»»

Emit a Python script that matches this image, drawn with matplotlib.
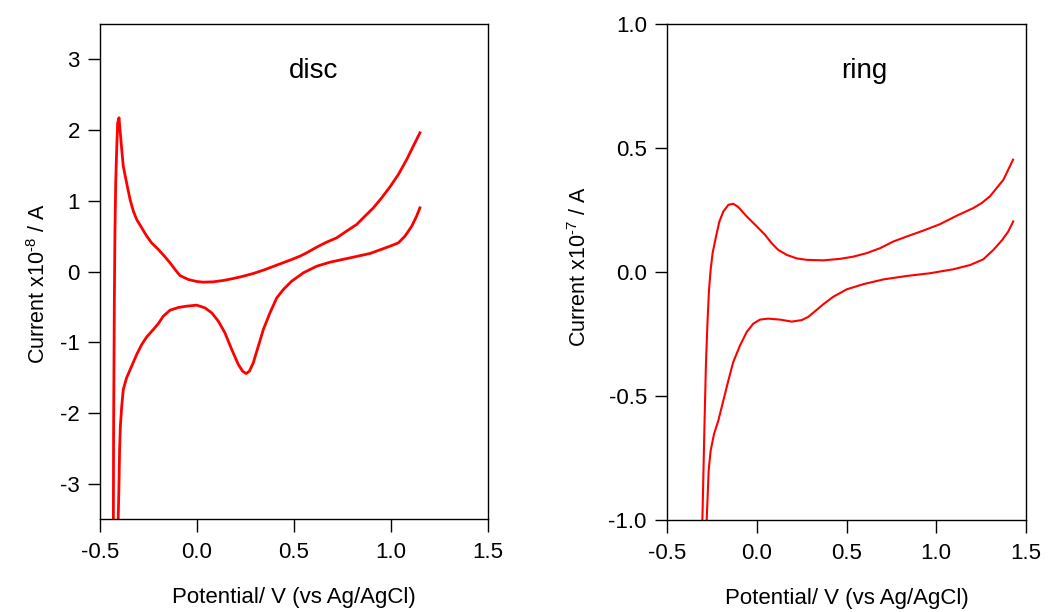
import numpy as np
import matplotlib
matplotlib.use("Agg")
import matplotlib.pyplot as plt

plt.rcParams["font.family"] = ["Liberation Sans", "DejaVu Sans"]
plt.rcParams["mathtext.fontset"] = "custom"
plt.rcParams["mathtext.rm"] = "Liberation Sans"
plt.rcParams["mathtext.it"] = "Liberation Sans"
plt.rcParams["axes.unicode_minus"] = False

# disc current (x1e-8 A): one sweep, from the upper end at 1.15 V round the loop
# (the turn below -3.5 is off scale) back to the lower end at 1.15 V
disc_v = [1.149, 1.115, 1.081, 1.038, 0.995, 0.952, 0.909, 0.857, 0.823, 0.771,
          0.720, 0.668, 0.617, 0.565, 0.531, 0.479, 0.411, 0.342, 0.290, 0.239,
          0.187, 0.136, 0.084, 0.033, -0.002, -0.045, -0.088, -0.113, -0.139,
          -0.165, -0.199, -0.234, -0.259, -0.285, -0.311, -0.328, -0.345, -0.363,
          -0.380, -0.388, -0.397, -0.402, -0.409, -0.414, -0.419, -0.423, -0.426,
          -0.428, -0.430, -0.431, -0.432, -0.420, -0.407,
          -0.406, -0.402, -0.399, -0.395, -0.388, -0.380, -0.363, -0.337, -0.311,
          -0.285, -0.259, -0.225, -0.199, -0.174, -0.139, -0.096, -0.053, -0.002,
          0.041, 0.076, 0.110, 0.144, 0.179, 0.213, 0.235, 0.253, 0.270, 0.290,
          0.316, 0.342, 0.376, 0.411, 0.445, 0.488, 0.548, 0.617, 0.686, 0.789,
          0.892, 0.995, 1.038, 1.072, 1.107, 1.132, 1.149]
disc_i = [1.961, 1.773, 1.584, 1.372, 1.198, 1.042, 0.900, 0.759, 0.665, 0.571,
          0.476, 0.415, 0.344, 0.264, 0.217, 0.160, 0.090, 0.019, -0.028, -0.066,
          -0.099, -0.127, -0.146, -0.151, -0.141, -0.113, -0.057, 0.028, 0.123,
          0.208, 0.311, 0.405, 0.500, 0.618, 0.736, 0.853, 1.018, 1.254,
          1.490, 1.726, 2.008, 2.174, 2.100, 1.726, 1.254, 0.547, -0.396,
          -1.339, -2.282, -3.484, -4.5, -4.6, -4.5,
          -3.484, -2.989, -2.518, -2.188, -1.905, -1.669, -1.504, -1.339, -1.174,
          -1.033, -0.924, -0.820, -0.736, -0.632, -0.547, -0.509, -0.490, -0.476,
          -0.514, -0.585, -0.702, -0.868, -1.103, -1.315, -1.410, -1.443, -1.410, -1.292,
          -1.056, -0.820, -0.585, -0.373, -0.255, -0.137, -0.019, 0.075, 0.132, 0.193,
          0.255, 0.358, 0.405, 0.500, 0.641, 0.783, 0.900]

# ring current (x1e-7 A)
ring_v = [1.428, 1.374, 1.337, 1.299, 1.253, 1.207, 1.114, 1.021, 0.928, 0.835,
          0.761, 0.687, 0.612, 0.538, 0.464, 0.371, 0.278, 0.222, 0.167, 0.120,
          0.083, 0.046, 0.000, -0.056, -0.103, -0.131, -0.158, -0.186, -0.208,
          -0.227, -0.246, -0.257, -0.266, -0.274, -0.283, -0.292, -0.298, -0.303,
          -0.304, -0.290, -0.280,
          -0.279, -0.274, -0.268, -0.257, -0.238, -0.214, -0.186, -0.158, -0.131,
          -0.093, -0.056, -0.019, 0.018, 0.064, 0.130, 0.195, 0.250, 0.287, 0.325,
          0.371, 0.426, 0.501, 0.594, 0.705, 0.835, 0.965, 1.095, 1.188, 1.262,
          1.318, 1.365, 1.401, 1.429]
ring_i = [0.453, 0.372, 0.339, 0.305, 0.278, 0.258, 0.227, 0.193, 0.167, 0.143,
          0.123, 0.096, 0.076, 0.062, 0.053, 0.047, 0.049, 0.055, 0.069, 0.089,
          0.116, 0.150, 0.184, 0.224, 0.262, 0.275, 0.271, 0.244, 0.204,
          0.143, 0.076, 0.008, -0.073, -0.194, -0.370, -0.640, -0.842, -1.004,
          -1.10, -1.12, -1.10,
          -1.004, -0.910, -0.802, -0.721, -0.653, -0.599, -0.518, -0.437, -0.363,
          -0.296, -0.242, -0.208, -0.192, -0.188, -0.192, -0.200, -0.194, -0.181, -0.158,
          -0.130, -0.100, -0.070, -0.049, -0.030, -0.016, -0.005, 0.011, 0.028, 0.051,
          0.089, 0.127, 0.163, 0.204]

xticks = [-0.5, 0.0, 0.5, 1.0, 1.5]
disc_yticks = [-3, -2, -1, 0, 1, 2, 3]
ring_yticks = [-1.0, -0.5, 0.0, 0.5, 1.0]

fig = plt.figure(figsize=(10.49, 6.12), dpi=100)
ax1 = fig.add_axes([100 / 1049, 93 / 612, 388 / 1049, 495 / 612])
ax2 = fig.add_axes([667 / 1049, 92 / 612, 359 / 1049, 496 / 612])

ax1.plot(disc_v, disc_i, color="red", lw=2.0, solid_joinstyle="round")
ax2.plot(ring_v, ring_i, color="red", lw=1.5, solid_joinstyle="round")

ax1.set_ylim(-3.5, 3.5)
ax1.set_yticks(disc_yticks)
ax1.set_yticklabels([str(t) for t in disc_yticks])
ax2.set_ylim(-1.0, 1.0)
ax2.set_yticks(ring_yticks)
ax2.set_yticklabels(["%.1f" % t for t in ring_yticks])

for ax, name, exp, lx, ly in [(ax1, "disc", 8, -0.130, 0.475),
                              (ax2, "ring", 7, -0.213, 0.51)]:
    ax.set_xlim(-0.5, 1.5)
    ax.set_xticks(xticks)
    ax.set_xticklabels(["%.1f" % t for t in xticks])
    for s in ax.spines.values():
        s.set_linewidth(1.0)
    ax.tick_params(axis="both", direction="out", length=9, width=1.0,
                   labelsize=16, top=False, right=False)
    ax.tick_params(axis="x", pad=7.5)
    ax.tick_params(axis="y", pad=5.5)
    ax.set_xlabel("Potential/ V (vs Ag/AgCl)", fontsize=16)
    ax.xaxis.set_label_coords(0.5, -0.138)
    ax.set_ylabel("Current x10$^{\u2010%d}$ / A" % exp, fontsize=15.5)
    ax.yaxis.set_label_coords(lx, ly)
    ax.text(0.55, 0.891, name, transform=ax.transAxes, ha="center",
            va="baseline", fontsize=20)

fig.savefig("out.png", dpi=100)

««
»»

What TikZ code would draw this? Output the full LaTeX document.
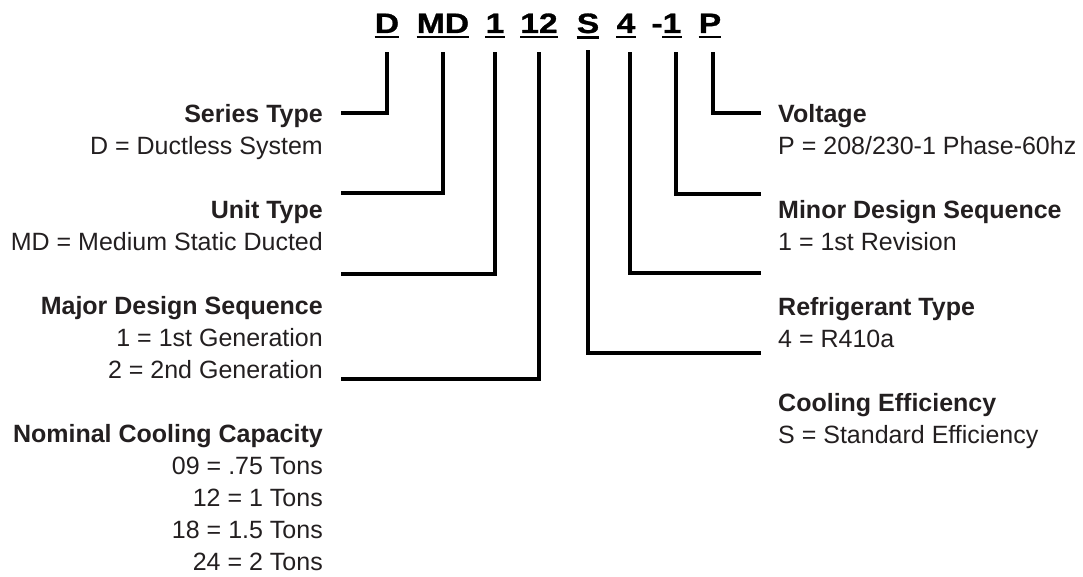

««

## [Task prompt]
List all lines where "matplotlib" occurs.

## [The solution]
Emit a Python script that matches this image, drawn with matplotlib.
import matplotlib
matplotlib.use("Agg")
import matplotlib.pyplot as plt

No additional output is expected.